Il numero 3 dell’Esortazione Apostolica Amoris Laetitia afferma che “
nella Chiesa è necessaria una unità di dottrina e di prassi, ma ciò non impedisce che esistano diversi modi di interpretare alcuni aspetti della dottrina o alcune conseguenze che da essa derivano. […] Inoltre, in ogni paese o regione si possono cercare soluzioni più inculturate, attente alle tradizioni e alle sfide locali. Infatti, «le culture sono molto diverse tra loro e ogni principio generale […] ha bisogno di essere inculturato, se vuole essere osservato e applicato.”
Sul senso, le conseguenze e le responsabilità che questo punto impone alle chiese locali si è sviluppato il dialogo tenutosi a Abuja tra i vescovi della Conferenza Episcopale nigeriana e il Presidente del Pontificio Consiglio Mons Paglia.
I vescovi hanno messo in luce alcune sfide proprie della famiglia africana e alcune preoccupazioni affinché siano correttamente bilanciati l’unità di dottrina e prassi con i doverosi processi di inculturazione richiesti (qui sotto le interviste al Presidente della conferenza episcopale Mons Kaigama e a Mons Tamba Charles, Arcivescovo di Free Town presente all’Incontro dei vescovi nigeriani).

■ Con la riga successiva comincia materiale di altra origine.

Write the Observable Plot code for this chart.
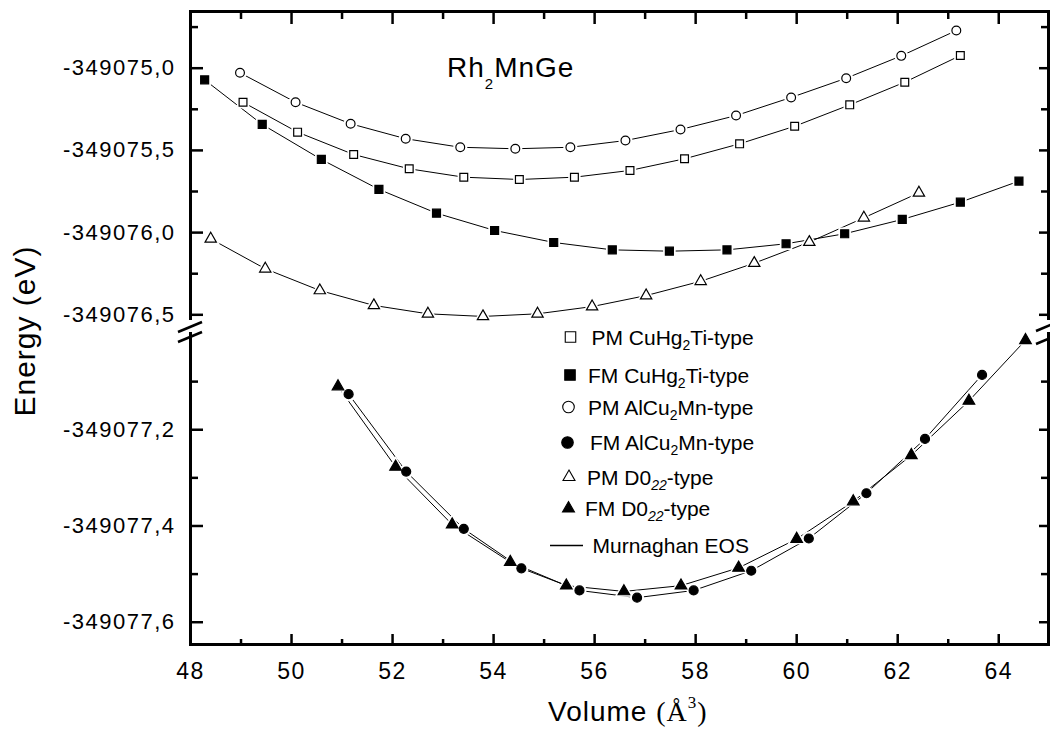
<!DOCTYPE html>
<html><head><meta charset="utf-8">
<script src="https://cdn.jsdelivr.net/npm/d3@7"></script>
<script src="https://cdn.jsdelivr.net/npm/@observablehq/plot@0.6"></script>
<style>
body{margin:0;background:#fff;}
#wrap{position:relative;width:1050px;height:729px;overflow:hidden;}
#wrap svg{position:absolute;left:0;}
</style></head><body><div id="wrap"></div>
<script>
// ---- data ----
const pmCuVol = [49.04, 50.12, 51.23, 52.33, 53.41, 54.51, 55.60, 56.70, 57.78, 58.87, 59.96, 61.05, 62.14, 63.24];
const pmCuE = [-349075.207, -349075.389, -349075.525, -349075.612, -349075.663, -349075.677, -349075.663, -349075.622, -349075.551, -349075.460, -349075.353, -349075.223, -349075.085, -349074.923];

const fmCuVol = [48.28, 49.42, 50.59, 51.73, 52.87, 54.02, 55.19, 56.35, 57.48, 58.62, 59.79, 60.95, 62.09, 63.24, 64.40];
const fmCuE = [-349075.071, -349075.342, -349075.555, -349075.737, -349075.882, -349075.987, -349076.060, -349076.105, -349076.113, -349076.105, -349076.068, -349076.007, -349075.920, -349075.815, -349075.687];

const pmAlVol = [48.98, 50.08, 51.17, 52.26, 53.34, 54.43, 55.52, 56.61, 57.70, 58.80, 59.89, 60.98, 62.07, 63.16];
const pmAlE = [-349075.028, -349075.207, -349075.338, -349075.429, -349075.481, -349075.490, -349075.481, -349075.440, -349075.373, -349075.288, -349075.178, -349075.061, -349074.925, -349074.771];

const pmD0Vol = [48.40, 49.48, 50.56, 51.63, 52.70, 53.79, 54.87, 55.95, 57.02, 58.10, 59.16, 60.25, 61.33, 62.42];
const pmD0E = [-349076.038, -349076.220, -349076.352, -349076.443, -349076.494, -349076.510, -349076.494, -349076.450, -349076.383, -349076.296, -349076.186, -349076.058, -349075.910, -349075.758];

const fmAlVol = [51.13, 52.27, 53.41, 54.55, 55.70, 56.84, 57.96, 59.10, 60.24, 61.38, 62.54, 63.67];
const fmAlE = [-349077.126, -349077.287, -349077.406, -349077.488, -349077.534, -349077.549, -349077.534, -349077.493, -349077.426, -349077.332, -349077.219, -349077.086];

const fmD0Vol = [50.92, 52.06, 53.18, 54.33, 55.44, 56.58, 57.71, 58.85, 60.00, 61.12, 62.27, 63.41, 64.53];
const fmD0E = [-349077.110, -349077.277, -349077.397, -349077.475, -349077.524, -349077.536, -349077.524, -349077.487, -349077.427, -349077.349, -349077.253, -349077.140, -349077.014];

const xDomain = [48, 64.985];
const yUpperDomain = [-349076.5225, -349074.6551];
const yLowerDomain = [-349077.6463, -349077.0];
const xMajorTicks = [48, 50, 52, 54, 56, 58, 60, 62, 64];
const xMinorTicks = [49, 51, 53, 55, 57, 59, 61, 63];
const yUpperMajor = [-349076.5, -349076.0, -349075.5, -349075.0];
const yUpperMinor = [-349076.25, -349075.75, -349075.25, -349074.75];
const yLowerMajor = [-349077.6, -349077.4, -349077.2];
const yLowerMinor = [-349077.5, -349077.3, -349077.1];

const titleMain = "Rh", titleSub = "2", titleRest = "MnGe";
const yTitle = "Energy (eV)";
const xTitleSans = "Volume ", xTitleSerif = "(Å", xTitleSup = "3", xTitleEnd = ")";

const legendEntries = [
  {symbol: "square", filled: false, parts: [["PM CuHg", 0], ["2", 1], ["Ti-type", 0]]},
  {symbol: "square", filled: true, parts: [["FM CuHg", 0], ["2", 1], ["Ti-type", 0]]},
  {symbol: "circle", filled: false, parts: [["PM AlCu", 0], ["2", 1], ["Mn-type", 0]]},
  {symbol: "circle", filled: true, parts: [["FM AlCu", 0], ["2", 1], ["Mn-type", 0]]},
  {symbol: "triangle", filled: false, parts: [["PM D0", 0], ["22", 2], ["-type", 0]]},
  {symbol: "triangle", filled: true, parts: [["FM D0", 0], ["22", 2], ["-type", 0]]},
  {symbol: "line", filled: false, parts: [["Murnaghan EOS", 0]]}
];

// ---- helpers ----
const series = (vols, es) => vols.map((v, i) => ({v, e: es[i]}));
const fmt = d => d3.format(".1f")(d).replace(".", ",").replace("\u2212", "-");
const FONT = "'Liberation Sans', Arial, sans-serif";

function lineMark(data) {
  return Plot.line(data, {x: "v", y: "e", stroke: "#000", strokeWidth: 1});
}
function haloMark(data, symbol, r) {
  return Plot.dot(data, {x: "v", y: "e", symbol, r: r + 2.6, fill: "#fff", stroke: "none"});
}
function dotMark(data, symbol, r, filled) {
  return Plot.dot(data, {x: "v", y: "e", symbol, r, fill: filled ? "#000" : "#fff", stroke: "#000", strokeWidth: 1.2});
}

const pmCu = series(pmCuVol, pmCuE);
const fmCu = series(fmCuVol, fmCuE);
const pmAl = series(pmAlVol, pmAlE);
const pmD0 = series(pmD0Vol, pmD0E);
const fmAl = series(fmAlVol, fmAlE);
const fmD0 = series(fmD0Vol, fmD0E);

const baseStyle = {fontFamily: FONT, fontSize: "22px", color: "#000", background: "transparent", overflow: "visible", letterSpacing: "1.5px"};

const upper = Plot.plot({
  width: 1050, height: 322,
  marginLeft: 190, marginRight: 2, marginTop: 11, marginBottom: 4,
  x: {domain: xDomain},
  y: {domain: yUpperDomain},
  style: baseStyle,
  marks: [
    Plot.frame({anchor: "left", stroke: "#000", strokeWidth: 3}),
    Plot.frame({anchor: "top", stroke: "#000", strokeWidth: 3}),
    Plot.frame({anchor: "right", stroke: "#000", strokeWidth: 3}),
    Plot.axisY(yUpperMajor, {anchor: "left", tickSize: -13, tickPadding: 28, tickFormat: fmt, strokeWidth: 2.5, label: null, fill: "#000"}),
    Plot.axisY(yUpperMinor, {anchor: "left", tickSize: -8, tickFormat: () => "", strokeWidth: 2.5, label: null}),
    Plot.axisY(yUpperMajor, {anchor: "right", tickSize: -10, tickFormat: () => "", strokeWidth: 2.5, label: null}),
    Plot.axisY(yUpperMinor, {anchor: "right", tickSize: -8, tickFormat: () => "", strokeWidth: 2.5, label: null}),
    Plot.axisX(xMajorTicks, {anchor: "top", tickSize: -12, tickFormat: () => "", strokeWidth: 2.5, label: null}),
    Plot.axisX(xMinorTicks, {anchor: "top", tickSize: -7, tickFormat: () => "", strokeWidth: 2.5, label: null}),
    lineMark(pmCu), lineMark(fmCu), lineMark(pmAl), lineMark(pmD0),
    haloMark(pmCu, "square", 4.4), haloMark(fmCu, "square", 4.5), haloMark(pmAl, "circle", 4.4), haloMark(pmD0, "triangle", 4.2),
    dotMark(pmCu, "square", 4.4, false), dotMark(fmCu, "square", 4.5, true), dotMark(pmAl, "circle", 4.4, false), dotMark(pmD0, "triangle", 4.2, false)
  ]
});
upper.style.top = "0px";

const lower = Plot.plot({
  width: 1050, height: 407,
  marginLeft: 190, marginRight: 2, marginTop: 11, marginBottom: 85,
  x: {domain: xDomain},
  y: {domain: yLowerDomain},
  style: baseStyle,
  marks: [
    Plot.frame({anchor: "left", stroke: "#000", strokeWidth: 3}),
    Plot.frame({anchor: "bottom", stroke: "#000", strokeWidth: 3}),
    Plot.frame({anchor: "right", stroke: "#000", strokeWidth: 3}),
    Plot.axisY(yLowerMajor, {anchor: "left", tickSize: -13, tickPadding: 28, tickFormat: fmt, strokeWidth: 2.5, label: null, fill: "#000"}),
    Plot.axisY(yLowerMinor, {anchor: "left", tickSize: -8, tickFormat: () => "", strokeWidth: 2.5, label: null}),
    Plot.axisY(yLowerMajor, {anchor: "right", tickSize: -10, tickFormat: () => "", strokeWidth: 2.5, label: null}),
    Plot.axisY(yLowerMinor, {anchor: "right", tickSize: -8, tickFormat: () => "", strokeWidth: 2.5, label: null}),
    Plot.axisX(xMajorTicks, {anchor: "bottom", tickSize: -10, tickPadding: 28, tickFormat: d => String(d), strokeWidth: 2.5, label: null, fontSize: 23, fill: "#000"}),
    Plot.axisX(xMinorTicks, {anchor: "bottom", tickSize: -5, tickFormat: () => "", strokeWidth: 2.5, label: null}),
    lineMark(fmAl), lineMark(fmD0),
    haloMark(fmAl, "circle", 4.5), haloMark(fmD0, "triangle", 4.3),
    dotMark(fmAl, "circle", 4.5, true), dotMark(fmD0, "triangle", 4.3, true)
  ]
});
lower.style.top = "322px";

const wrap = document.getElementById("wrap");
wrap.appendChild(upper);
wrap.appendChild(lower);

// ---- overlay: titles, legend, axis breaks ----
const ov = d3.create("svg").attr("width", 1050).attr("height", 729)
  .style("top", "0px").style("font-family", FONT).style("pointer-events", "none");

// axis break marks
[[190, 327], [190, 337], [1048, 326], [1048, 339]].forEach(([cx, cy]) => {
  ov.append("line").attr("x1", cx - 12).attr("y1", cy + 5).attr("x2", cx + 12).attr("y2", cy - 5)
    .attr("stroke", "#000").attr("stroke-width", 2.5);
});

// title
const t = ov.append("text").attr("x", 447).attr("y", 77).attr("font-size", 28).attr("letter-spacing", "1px").attr("fill", "#000");
t.append("tspan").text(titleMain);
t.append("tspan").attr("dy", 12).attr("font-size", 15).text(titleSub);
t.append("tspan").attr("dy", -12).text(titleRest);

// y title
ov.append("text").attr("transform", "translate(35,331) rotate(-90)").attr("text-anchor", "middle")
  .attr("font-size", 30).attr("letter-spacing", "1px").attr("fill", "#000").text(yTitle);

// x title
const xt = ov.append("text").attr("x", 548).attr("y", 721).attr("font-size", 28).attr("letter-spacing", "1px").attr("fill", "#000");
xt.append("tspan").text(xTitleSans);
xt.append("tspan").attr("font-family", "'Liberation Serif', 'Times New Roman', serif").text(xTitleSerif);
xt.append("tspan").attr("font-family", "'Liberation Serif', serif").attr("font-size", 17).attr("dy", -13).text(xTitleSup);
xt.append("tspan").attr("font-family", "'Liberation Serif', serif").attr("dy", 13).text(xTitleEnd);

// legend
const legSymX = [570.5, 570, 568.5, 567.5, 569, 568.5];
const legY = [337, 375, 407, 442.5, 477, 508.5, 545.5];
const legTextX = [591.5, 588, 588, 590, 587, 585, 592.5];
legendEntries.forEach((d, i) => {
  const cy = legY[i];
  if (d.symbol === "line") {
    ov.append("line").attr("x1", 550).attr("x2", 583).attr("y1", cy).attr("y2", cy).attr("stroke", "#000").attr("stroke-width", 1.3);
  } else {
    const sym = {square: d3.symbolSquare, circle: d3.symbolCircle, triangle: d3.symbolTriangle}[d.symbol];
    const size = d.symbol === "triangle" ? 62 : d.symbol === "square" ? 110 : 105;
    ov.append("path").attr("d", d3.symbol(sym, size)()).attr("transform", `translate(${legSymX[i]},${cy})`)
      .attr("fill", d.filled ? "#000" : "#fff").attr("stroke", "#000").attr("stroke-width", 1.1);
  }
  const tx = ov.append("text").attr("x", legTextX[i]).attr("y", cy + 7.5).attr("font-size", 21).attr("fill", "#000");
  d.parts.forEach(([s, sub]) => {
    if (sub) {
      tx.append("tspan").attr("dy", 5).attr("font-size", 14).attr("font-style", sub === 2 ? "italic" : null).text(s);
    } else {
      const sp = tx.append("tspan").text(s);
      if (tx.selectAll("tspan").size() > 1) sp.attr("dy", -5);
    }
  });
});

wrap.appendChild(ov.node());
</script>
</body></html>
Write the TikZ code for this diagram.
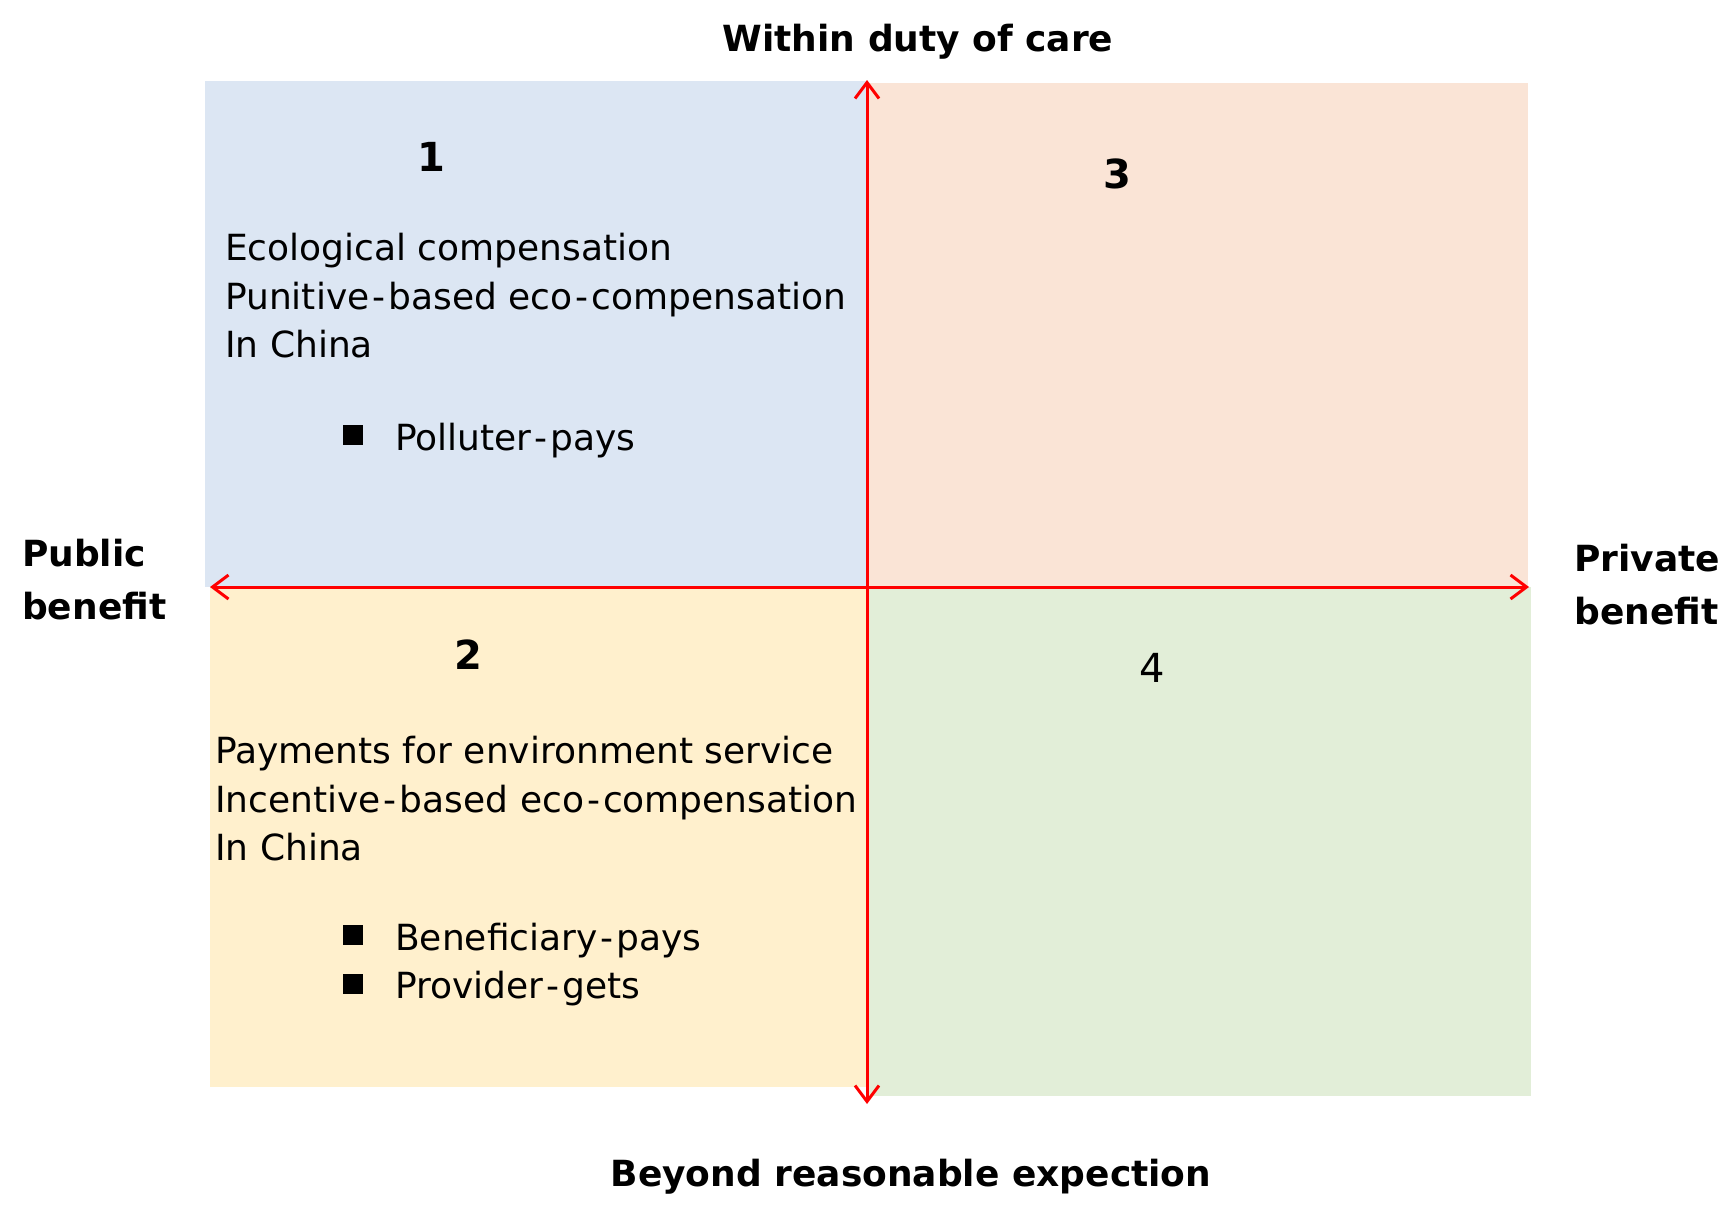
\documentclass[tikz,border=0pt]{standalone}
\usepackage{fontspec}
\setmainfont{DejaVu Sans}
\usetikzlibrary{arrows.meta}
\definecolor{qblue}{HTML}{DCE6F3}
\definecolor{qpeach}{HTML}{FAE4D6}
\definecolor{qyellow}{HTML}{FFF0CD}
\definecolor{qgreen}{HTML}{E2EED8}
\definecolor{axred}{HTML}{FF0000}
\newcommand{\hy}{\kern3pt-\kern3pt}
\begin{document}
\begin{tikzpicture}[x=1pt,y=-1pt,
  body/.style={anchor=base west,inner sep=0pt,font=\fontsize{36}{43}\selectfont},
  axislbl/.style={font=\bfseries\fontsize{36}{53}\selectfont,inner sep=0pt},
  qnum/.style={font=\bfseries\fontsize{40}{48}\selectfont,inner sep=0pt},
  qnumreg/.style={font=\fontsize{40}{48}\selectfont,inner sep=0pt},
  axisline/.style={draw=axred,line width=3pt,{Straight Barb[length=16pt,width=24pt]}-{Straight Barb[length=16pt,width=24pt]}},
  bulletsq/.style={fill=black,minimum size=20pt,inner sep=0pt}]
\useasboundingbox (0,0) rectangle (1736,1218);
% quadrants
\fill[qblue] (205,81) rectangle (867,587);
\fill[qpeach] (867,83) rectangle (1528,587);
\fill[qyellow] (210,587) rectangle (867,1087);
\fill[qgreen] (867,587) rectangle (1531,1096);
% axes
\coordinate (vtop) at (867,80);
\coordinate (vbot) at (867,1104);
\coordinate (hleft) at (210,587);
\coordinate (hright) at (1529,587);
\draw[axisline] (vbot) -- (vtop);
\draw[axisline] (hleft) -- (hright);
% axis labels
\node[axislbl] (lbltop) at (918,42) {Within duty of care};
\node[axislbl] (lblbot) at (911,1177) {Beyond reasonable expection};
\node[axislbl,anchor=west,align=left] (lblleft) at (22,580) {Public\\benefit};
\node[axislbl,anchor=west,align=left] (lblright) at (1574,585) {Private\\benefit};
% quadrant numbers
\node[qnum] (n1) at (431,157) {1};
\node[qnum] (n2) at (468,655) {2};
\node[qnum] (n3) at (1117,174) {3};
\node[qnumreg] (n4) at (1152,668) {4};
% quadrant 1 text
\node[body] (t1a) at (225,260) {Ecological compensation};
\node[body] (t1b) at (225,309) {Punitive\hy based eco\hy compensation};
\node[body] (t1c) at (225,357) {In China};
\node[bulletsq] (b1) at (353,435) {};
\node[body] (t1d) at (395,450) {Polluter\hy pays};
% quadrant 2 text
\node[body] (t2a) at (215,763) {Payments for environment service};
\node[body] (t2b) at (215,812) {Incentive\hy based eco\hy compensation};
\node[body] (t2c) at (215,860) {In China};
\node[bulletsq] (b2) at (353,935) {};
\node[body] (t2d) at (395,950) {Beneficiary\hy pays};
\node[bulletsq] (b3) at (353,984) {};
\node[body] (t2e) at (395,998) {Provider\hy gets};
\end{tikzpicture}
\end{document}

Nel suo discorso Mons Paglia ha così anzitutto posto domande e questioni ai vescovi nigeriani:
“ Avete un delicato lavoro davanti a voi. L’intellettuale beninese Albert TÉVOÉDJRÈ scrive che « La famille traditionnelle africaine garde un sens profond de la culture de la vie, qui est sacrée parce que chaque vie est un don de Dieu. Ma « les menaces qui pèsent sur la famille aujourd’hui en Afrique sont légion : la dissolution des mœurs, les atteintes à l’unicité du mariage ; le relâchement des liens entre les membres de la famille ; la prolifération des unions de fait, mais aussi la misère, le chômage croissant qui ne permettent pas aux parents d’assumer convenablement leurs responsabilités. Qual è la via nigeriana, africana per rispondere a tali decisive questioni? Come tradurre nelle forme locali specifiche necessarie ad esempio il n. 42 di Africae Munus dedicato appunto alla famiglia? […]
Rimane aperto il tema della considerazione della donna nella società africana, della violenza e dell’oppressione nei loro confronti. La questione riguarda, d’altra parte, una visione precisa del ruolo maschile in tradizioni patriarcali. In termini pastorali ci si domanda: come aiutare i nostri uomini ad essere buoni mariti, padri migliori? Come sostenere i maschi africani ad assumere pienamente le responsabilità derivanti dalle cure parentali? […]
Come aiutare i genitori a trovare una via per la educazione a maturazione dei loro figli in un contesto di modernità e globalizzazione ove le sfide sono così diverse e nuove rispetto al mondo chiuso di soli venti anni fa? […]
La società africana attraversa un tempo di profonda e rapida trasformazione. Non è affatto una società bloccata. Non guardiamo certamente con inutile nostalgia ad un tempo passato che qualcuno vorrebbe migliore dei tempi presenti, quando i ruoli e le responsabilità erano forse più certi e definiti ma anche oppressivi e vessatori nella loro presunta radice tradizionale. L’uomo e la donna africani, come ovunque nel mondo, cambiano. E con loro cambia l’educazione ai sentimenti, nasce un nuovo equilibrio tra maschio e femmina, l’individuo cerca nella coppia qualcosa che sicuramente è diverso e nuovo da ciò che una persona che viveva nel villaggio nigeriano di quaranta anni fa cercava e considerava unico ed essenziale.”